### WORK REQUIRED
Filter the entries below, keeping every line that has the word "this".

### DATASET EXTRACT
# # #

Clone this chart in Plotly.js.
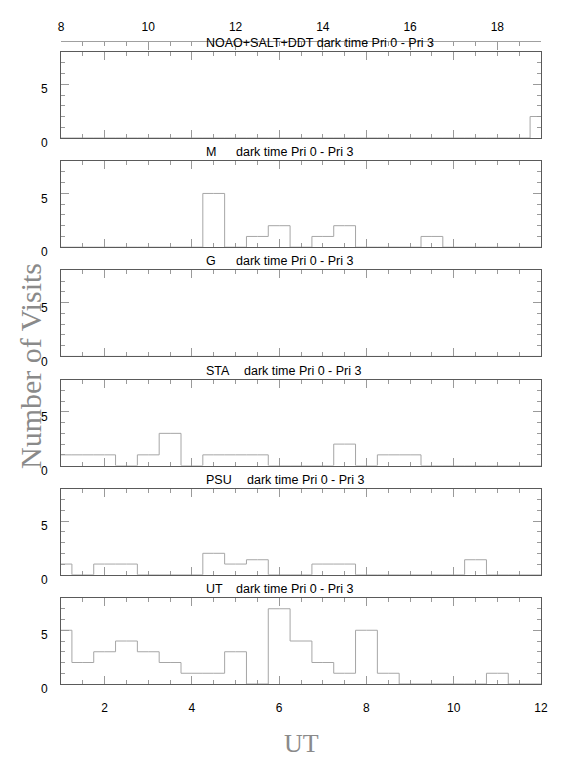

# # #

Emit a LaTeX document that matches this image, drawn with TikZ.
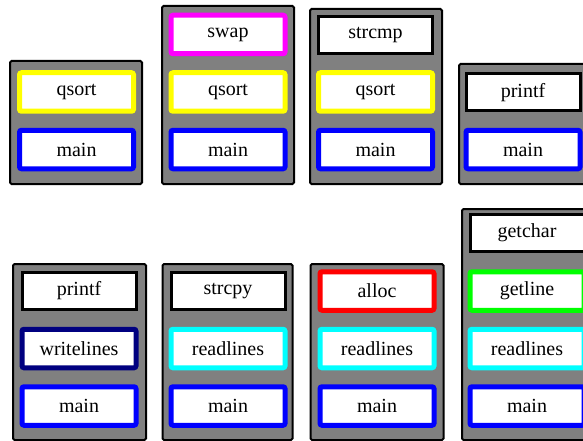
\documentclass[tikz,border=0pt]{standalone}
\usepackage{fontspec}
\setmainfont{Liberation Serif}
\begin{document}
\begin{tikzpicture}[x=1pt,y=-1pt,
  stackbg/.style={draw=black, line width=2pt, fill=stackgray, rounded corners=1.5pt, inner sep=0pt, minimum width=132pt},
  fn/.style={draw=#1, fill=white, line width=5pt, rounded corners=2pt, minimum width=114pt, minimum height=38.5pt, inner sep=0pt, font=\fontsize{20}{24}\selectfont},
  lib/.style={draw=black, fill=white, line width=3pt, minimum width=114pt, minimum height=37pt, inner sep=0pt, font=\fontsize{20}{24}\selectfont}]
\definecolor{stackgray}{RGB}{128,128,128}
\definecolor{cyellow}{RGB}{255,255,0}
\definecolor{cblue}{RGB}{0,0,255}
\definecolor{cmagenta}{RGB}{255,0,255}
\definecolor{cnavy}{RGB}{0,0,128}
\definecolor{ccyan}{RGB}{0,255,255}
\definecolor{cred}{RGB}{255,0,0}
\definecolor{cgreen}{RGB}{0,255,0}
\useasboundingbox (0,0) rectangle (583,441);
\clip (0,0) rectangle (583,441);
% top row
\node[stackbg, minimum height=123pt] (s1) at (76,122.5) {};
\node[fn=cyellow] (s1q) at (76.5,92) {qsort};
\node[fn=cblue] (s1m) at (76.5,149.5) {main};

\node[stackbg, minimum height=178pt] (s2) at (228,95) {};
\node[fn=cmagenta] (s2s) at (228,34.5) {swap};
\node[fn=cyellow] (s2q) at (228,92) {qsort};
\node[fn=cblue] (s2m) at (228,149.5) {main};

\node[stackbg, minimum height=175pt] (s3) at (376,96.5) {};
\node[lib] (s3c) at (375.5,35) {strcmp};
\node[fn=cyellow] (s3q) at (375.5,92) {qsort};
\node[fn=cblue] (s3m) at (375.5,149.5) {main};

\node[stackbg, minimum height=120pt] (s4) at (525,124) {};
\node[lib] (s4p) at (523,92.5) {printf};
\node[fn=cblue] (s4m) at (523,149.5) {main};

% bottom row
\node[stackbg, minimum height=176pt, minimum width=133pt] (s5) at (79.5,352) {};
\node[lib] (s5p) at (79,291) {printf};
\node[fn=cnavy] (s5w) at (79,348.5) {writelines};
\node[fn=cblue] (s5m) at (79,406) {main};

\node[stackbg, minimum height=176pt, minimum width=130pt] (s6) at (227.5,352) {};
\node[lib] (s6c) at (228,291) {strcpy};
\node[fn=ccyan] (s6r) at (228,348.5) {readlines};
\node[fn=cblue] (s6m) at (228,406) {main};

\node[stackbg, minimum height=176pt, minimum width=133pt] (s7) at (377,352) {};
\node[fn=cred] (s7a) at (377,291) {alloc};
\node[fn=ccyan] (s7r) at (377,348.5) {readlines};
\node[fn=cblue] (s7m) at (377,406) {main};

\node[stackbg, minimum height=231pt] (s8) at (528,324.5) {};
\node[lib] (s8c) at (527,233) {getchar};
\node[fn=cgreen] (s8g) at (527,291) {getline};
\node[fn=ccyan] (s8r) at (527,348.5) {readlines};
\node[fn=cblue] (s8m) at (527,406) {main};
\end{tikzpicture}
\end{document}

# # #

### THE RESULT
Clone this chart in Plotly.js.
Emit a LaTeX document that matches this image, drawn with TikZ.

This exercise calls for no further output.